This is a
new entry at historycommons.org. Condoleezza Rice didn't deserve
"more favorable" treatment. She belongs in prison.
May-June 2004: Zelikow Has Portions of 9/11 Commission Report Rewritten
to Be More Favorable to National Security Adviser Rice
9/11 Commission Executive Director Philip Zelikow tells the staff
team working on the Bush administration’s response to terrorist
threats in the summer of 2001 that their drafts must be rewritten
to cast National Security Adviser Condoleezza Rice in a better light.
Rice’s testimony about the administration’s prioritizing
of terrorism has been contradicted by former counterterrorism “tsar”
Richard Clarke, who said that al-Qaeda was not a high priority for
the White House. The commission staffers think that Clarke is telling
the truth, because, in the words of author Philip Shenon, Clarke had
left a “vast documentary record” about the White House’s
inattention to terrorism. Clarke’s account is also corroborated
by other National Security Council (NSC) members, the CIA, and the
State Department.
Zelikow's Reaction - However, Zelikow, a close
associate of Rice (see 1995 and January 3, 2001), tells the staffers
their version is “too Clarke-centric” and demands “balance.”

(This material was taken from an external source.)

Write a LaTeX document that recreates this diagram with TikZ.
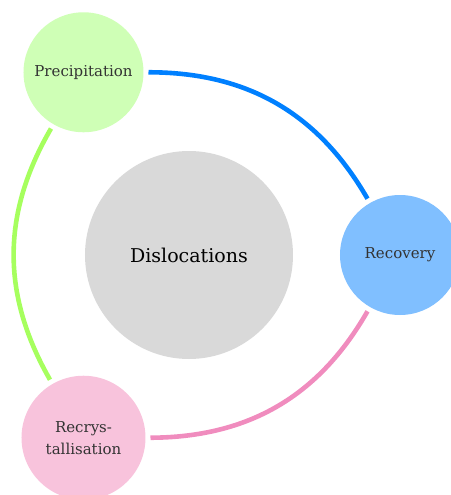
\documentclass[tikz,border=0pt]{standalone}
\usepackage{fontspec}
\setmainfont{DejaVu Serif}
\usepackage{xcolor}
\definecolor{prec-fill}{HTML}{CFFFB6}
\definecolor{rec-fill}{HTML}{80BFFF}
\definecolor{recr-fill}{HTML}{F8C3DC}
\definecolor{disl-fill}{HTML}{D9D9D9}
\definecolor{prec-line}{HTML}{A6FF5E}
\definecolor{rec-line}{HTML}{0080FF}
\definecolor{recr-line}{HTML}{F08CBE}

\begin{document}
\begin{tikzpicture}[
        every node/.style={font=\fontsize{7.5}{11}\selectfont, text=black!80},
        stage/.style={circle, minimum size=60pt, inner sep=0pt, outer sep=2.5pt,
          align=center},
        link/.style={line width=2.3pt}]
      \useasboundingbox (-94.5pt,-120pt) rectangle (131pt,127.5pt);
      % the centre and the three processes round it
      \node[circle, fill=disl-fill, minimum size=104pt,
        font=\fontsize{9.5}{11}\selectfont, text=black] (disl) at (0,0) {Dislocations};
      \node[stage, fill=prec-fill] (prec) at (120:105.5pt) {Precipitation};
      \node[stage, fill=rec-fill] (rec) at (0:105.5pt) {Recovery};
      \node[stage, fill=recr-fill, minimum size=62pt] (recr) at (240:105.5pt)
        {Recrys-\\tallisation};
      % the cycle
      \draw[link, rec-line] (prec) to[bend left] (rec);
      \draw[link, recr-line] (rec) to[bend left] (recr);
      \draw[link, prec-line] (recr) to[bend left] (prec);
    \end{tikzpicture}
\end{document}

Shenon will comment: “He never said so explicitly, but Zelikow
made clear to [the staffers] that the commission’s final report
should balance out every statement of Clarke’s with a statement
from Rice. The team should leave out any judgment on which of them
was telling the truth.”
Support from Commission Lawyer - Zelikow is supported
to a point in this dispute by Daniel Marcus, the commission’s
lawyer. Marcus thinks that the staffers are making Clarke into a
“superhero,” and that there were some “limitations
and flaws” in his performance. Marcus also sees that the staff’s
suspicions of Zelikow and his ties to Rice are no longer hidden,
but will later say: “In a sense they overreacted to Philip
because they were so worried about him they pushed and pushed and
pushed, and sometimes they were wrong.”
Staffer Regrets Not Resigning Earlier - One of the
key staffers involved in the dispute, Warren Bass, had previously
considered resigning from the commission due to what he perceived
as Zelikow’s favoring of Rice. At this point he regrets not
resigning earlier, but does not do so now. Bass and his colleagues
merely console themselves with the hope that the public will read
between the lines and work out that Clarke is telling the truth
and Rice is not.
"Tortured Passages" - Shenon will comment:
“[T]he results of the team’s work were some of the most
tortured passages in the final report, especially in the description
of the performance of the NSA in the first months of the Bush presidency.